# Finally pulled the trigger



## cooker613 (Dec 18, 2018)

Well, I finally did it and ordered an Anova Sous Vide. It should arrive on Thursday. Should be taste treat for football Sunday (go Broncos! Oy). Maybe pulled chuckie tacos? 

Question: if meat is frozen, how much extra time do you need to add to the recipe? Is there a rule of thumb?


----------



## hillbillyrkstr (Dec 18, 2018)

Add two hours as a rule of thumb. 

If you have a real big piece of meat that’s several inches thick it’s going to be longer. But then again when your cooking for 12-36 hours it’s going to be done. But anything that’s a short cook and thin like a ribeye its 2 hours. 
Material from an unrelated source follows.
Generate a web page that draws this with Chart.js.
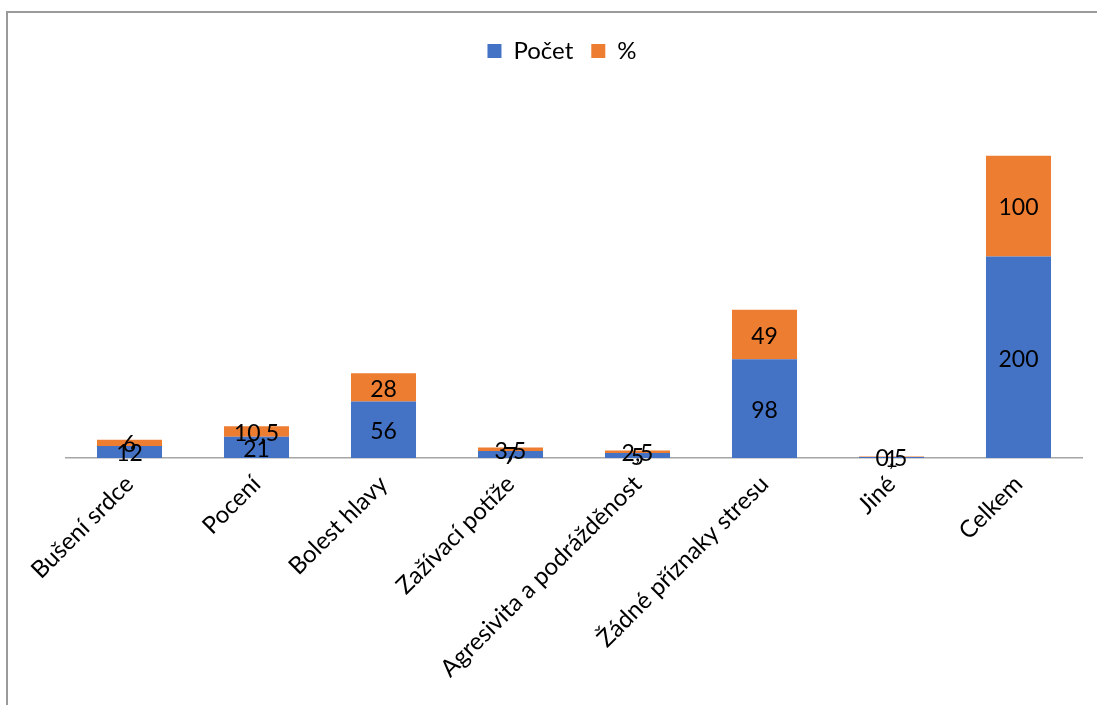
<!DOCTYPE html>
<html lang="cs">
<head>
<meta charset="utf-8">
<title>Příznaky stresu</title>
<script src="https://cdn.jsdelivr.net/npm/chart.js@4.4.1/dist/chart.umd.min.js"></script>
<style>
  html, body { margin: 0; padding: 0; background: #fff; }
  #wrap { width: 1097px; height: 705px; position: relative; }
</style>
</head>
<body>
<div id="wrap"><canvas id="c" width="1097" height="705"></canvas></div>
<script>
const categories = [
  'Bušení srdce', 'Pocení', 'Bolest hlavy', 'Zažívací potíže',
  'Agresivita a podrážděnost', 'Žádné příznaky stresu', 'Jiné', 'Celkem'
];
const pocet = [12, 21, 56, 7, 5, 98, 1, 200];
const procenta = [6, 10.5, 28, 3.5, 2.5, 49, 0.5, 100];

const FONT = 'Lato, "Open Sans", "Liberation Sans", sans-serif';

// Value labels centred in every bar segment (Czech decimal comma)
const valueLabels = {
  id: 'valueLabels',
  afterDatasetsDraw(chart) {
    const ctx = chart.ctx;
    ctx.save();
    ctx.font = '23px ' + FONT;
    ctx.fillStyle = '#000';
    ctx.textAlign = 'center';
    ctx.textBaseline = 'middle';
    chart.data.datasets.forEach((ds, i) => {
      const meta = chart.getDatasetMeta(i);
      meta.data.forEach((bar, j) => {
        const p = bar.getCenterPoint();
        ctx.fillText(String(ds.data[j]).replace('.', ','), p.x, p.y + 2);
      });
    });
    ctx.restore();
  }
};

// Thin frame around the drawing area
const frame = {
  id: 'frame',
  beforeDraw(chart) {
    const ctx = chart.ctx;
    ctx.save();
    ctx.strokeStyle = '#9a9a9a';
    ctx.lineWidth = 2;
    ctx.strokeRect(7, 12, 1200, 800);
    ctx.restore();
  }
};

new Chart(document.getElementById('c'), {
  type: 'bar',
  data: {
    labels: categories,
    datasets: [
      { label: 'Počet', data: pocet, backgroundColor: '#4472C4' },
      { label: '%', data: procenta, backgroundColor: '#ED7D31' }
    ]
  },
  plugins: [frame, valueLabels],
  options: {
    responsive: false,
    animation: false,
    layout: { padding: { top: 21, left: 42, right: 15, bottom: 0 } },
    datasets: { bar: { categoryPercentage: 1, barPercentage: 0.512 } },
    plugins: {
      legend: {
        position: 'top',
        labels: {
          font: { family: FONT, size: 24 },
          color: '#000',
          boxWidth: 14,
          boxHeight: 14,
          padding: 18
        }
      },
      tooltip: { enabled: false }
    },
    scales: {
      x: {
        stacked: true,
        grid: { display: false, drawTicks: false },
        border: { display: true, color: '#a6a6a6', width: 1.5 },
        ticks: {
          autoSkip: false,
          maxRotation: 45,
          minRotation: 45,
          padding: 12,
          color: '#000',
          font: { family: FONT, size: 24 }
        },
        afterFit(scale) { scale.height = 247; }
      },
      y: {
        stacked: true,
        display: true,
        min: 0,
        max: 382,
        grid: { display: false, drawTicks: false },
        border: { display: false },
        ticks: { display: false },
        afterFit(scale) { scale.width = 24; }
      }
    }
  }
});
</script>
</body>
</html>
Enjoy your new toy. It’s gonna change your life.

Scott


----------



## daveomak (Dec 18, 2018)

Yes there is a time table...  Use Baldwins tables....
http://www.douglasbaldwin.com/sous-vide.html


----------



## chopsaw (Dec 18, 2018)

Your gonna love it . Enjoy .


----------



## crazymoon (Dec 18, 2018)

C613, I am contemplating buying one also ,hope you enjoy yours !


----------



## SmokinAl (Dec 19, 2018)

Congrats!
They are another fantastic tool for your arsenal!
Al


----------



## cooker613 (Dec 19, 2018)

SmokinAl said:


> Congrats!
> They are another fantastic tool for your arsenal!
> Al


Thanks, next I’d love to try smoking sablefish  (aka black cod). Of course living in Arizona it may be a bit of challenge to find.


----------